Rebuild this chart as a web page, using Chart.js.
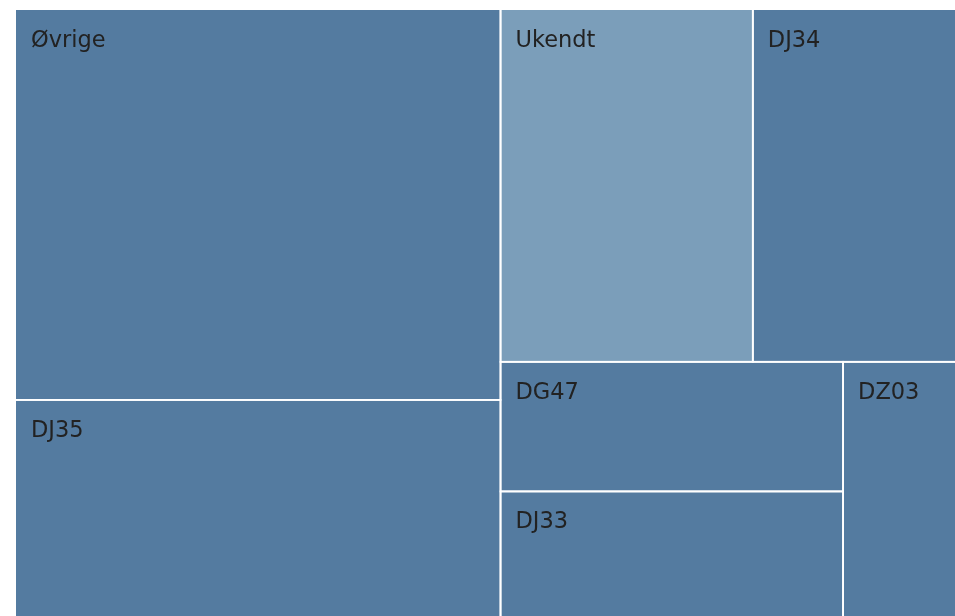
<!DOCTYPE html>
<html>
<head>
<meta charset="utf-8">
<title>Treemap</title>
<script src="https://cdn.jsdelivr.net/npm/chart.js@4.4.1/dist/chart.umd.min.js"></script>
<style>
  html, body { margin: 0; padding: 0; background: #fff; }
  #wrap { width: 955px; height: 616px; }
</style>
</head>
<body>
<div id="wrap"><canvas id="chart-tree"></canvas></div>
<script>
// ── DATA ──────────────────────────────
const labels = ['Øvrige', 'DJ35', 'Ukendt', 'DJ34', 'DG47', 'DJ33', 'DZ03'];
const values = [33.2, 18.4, 15.6, 12.5, 7.8, 7.5, 5.0];

// Layout space (data units of the x / y scales)
const SPACE_W = 939;
const SPACE_H = 606;

const FILL       = '#547ba0';
const FILL_LIGHT = '#7b9eba';
const TEXT_COLOR = '#222222';

// ── SQUARIFY (d3-style, golden ratio) ─
function squarify(items, x0, y0, x1, y1, ratio = (1 + Math.sqrt(5)) / 2) {
  const out = [];
  let value = items.reduce((s, d) => s + d.value, 0);
  let i0 = 0, i1 = 0;
  const n = items.length;

  while (i0 < n) {
    const dx = x1 - x0, dy = y1 - y0;
    let sum = items[i1++].value;
    let minV = sum, maxV = sum;
    const alpha = Math.max(dy / dx, dx / dy) / (value * ratio);
    let beta = sum * sum * alpha;
    let minRatio = Math.max(maxV / beta, beta / minV);

    for (; i1 < n; ++i1) {
      const v = items[i1].value;
      sum += v;
      if (v < minV) minV = v;
      if (v > maxV) maxV = v;
      beta = sum * sum * alpha;
      const r = Math.max(maxV / beta, beta / minV);
      if (r > minRatio) { sum -= v; break; }
      minRatio = r;
    }

    const row = items.slice(i0, i1);
    if (dx < dy) {
      // row across the top
      const yy = y0 + dy * sum / value;
      let x = x0;
      row.forEach(d => {
        const w = dx * d.value / sum;
        out.push({ ...d, x0: x, y0, x1: x + w, y1: yy });
        x += w;
      });
      y0 = yy;
    } else {
      // column down the left
      const xx = x0 + dx * sum / value;
      let y = y0;
      row.forEach(d => {
        const h = dy * d.value / sum;
        out.push({ ...d, x0, y0: y, x1: xx, y1: y + h });
        y += h;
      });
      x0 = xx;
    }
    value -= sum;
    i0 = i1;
  }
  return out;
}

const cells = squarify(
  labels.map((label, i) => ({ label, value: values[i] }))
        .sort((a, b) => b.value - a.value),
  0, 0, SPACE_W, SPACE_H
);

// ── CELL PAINTER ──────────────────────
const treemapPlugin = {
  id: 'treemapCells',
  afterDatasetsDraw(chart) {
    const { ctx, chartArea, scales: { x, y } } = chart;
    ctx.save();
    // keep the white separators off the outer border
    ctx.beginPath();
    ctx.rect(chartArea.left, chartArea.top, chartArea.right - chartArea.left, chartArea.bottom - chartArea.top);
    ctx.clip();

    cells.forEach(c => {
      const left   = x.getPixelForValue(c.x0);
      const right  = x.getPixelForValue(c.x1);
      const top    = y.getPixelForValue(c.y0);
      const bottom = y.getPixelForValue(c.y1);

      ctx.fillStyle = c.label === 'Ukendt' ? FILL_LIGHT : FILL;
      ctx.fillRect(left, top, right - left, bottom - top);
    });

    ctx.strokeStyle = '#ffffff';
    ctx.lineWidth = 1.8;
    cells.forEach(c => {
      const left   = x.getPixelForValue(c.x0);
      const right  = x.getPixelForValue(c.x1);
      const top    = y.getPixelForValue(c.y0);
      const bottom = y.getPixelForValue(c.y1);
      const pad = (v, lo, hi) => (Math.abs(v - lo) < 1 ? v - 2 : Math.abs(v - hi) < 1 ? v + 2 : v);
      const l = pad(left, chartArea.left, chartArea.right);
      const r = pad(right, chartArea.left, chartArea.right);
      const t = pad(top, chartArea.top, chartArea.bottom);
      const b = pad(bottom, chartArea.top, chartArea.bottom);
      ctx.strokeRect(l, t, r - l, b - t);
    });

    ctx.fillStyle = TEXT_COLOR;
    ctx.font = '22.5px "DejaVu Sans", sans-serif';
    ctx.textAlign = 'left';
    ctx.textBaseline = 'alphabetic';
    cells.forEach(c => {
      const left = x.getPixelForValue(c.x0);
      const top  = y.getPixelForValue(c.y0);
      ctx.fillText(c.label, left + 15, top + 37);
    });
    ctx.restore();
  },
};

new Chart(document.getElementById('chart-tree'), {
  type: 'scatter',
  data: {
    datasets: [{
      label: 'Andel',
      data: cells.map(c => ({ x: (c.x0 + c.x1) / 2, y: (c.y0 + c.y1) / 2 })),
      pointRadius: 0,
      pointHoverRadius: 0,
    }],
  },
  options: {
    responsive: true,
    maintainAspectRatio: false,
    animation: false,
    layout: { padding: { left: 16, top: 10, right: 0, bottom: 0 } },
    plugins: {
      legend: { display: false },
      tooltip: { enabled: false },
    },
    scales: {
      x: { type: 'linear', min: 0, max: SPACE_W, display: false },
      y: { type: 'linear', min: 0, max: SPACE_H, reverse: true, display: false },
    },
  },
  plugins: [treemapPlugin],
});
</script>
</body>
</html>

━━━━━━━━━━━━━━━━━━━━━━━━━━━━━━

#### [What is asked]
Return, unchanged, the lines from the first line of the material through the line that holds "const n = items.length;", inclusive, omitting pictures.

#### [Output of the exercise]
Rebuild this chart as a web page, using Chart.js.
<!DOCTYPE html>
<html>
<head>
<meta charset="utf-8">
<title>Treemap</title>
<script src="https://cdn.jsdelivr.net/npm/chart.js@4.4.1/dist/chart.umd.min.js"></script>
<style>
  html, body { margin: 0; padding: 0; background: #fff; }
  #wrap { width: 955px; height: 616px; }
</style>
</head>
<body>
<div id="wrap"><canvas id="chart-tree"></canvas></div>
<script>
// ── DATA ──────────────────────────────
const labels = ['Øvrige', 'DJ35', 'Ukendt', 'DJ34', 'DG47', 'DJ33', 'DZ03'];
const values = [33.2, 18.4, 15.6, 12.5, 7.8, 7.5, 5.0];

// Layout space (data units of the x / y scales)
const SPACE_W = 939;
const SPACE_H = 606;

const FILL       = '#547ba0';
const FILL_LIGHT = '#7b9eba';
const TEXT_COLOR = '#222222';

// ── SQUARIFY (d3-style, golden ratio) ─
function squarify(items, x0, y0, x1, y1, ratio = (1 + Math.sqrt(5)) / 2) {
  const out = [];
  let value = items.reduce((s, d) => s + d.value, 0);
  let i0 = 0, i1 = 0;
  const n = items.length;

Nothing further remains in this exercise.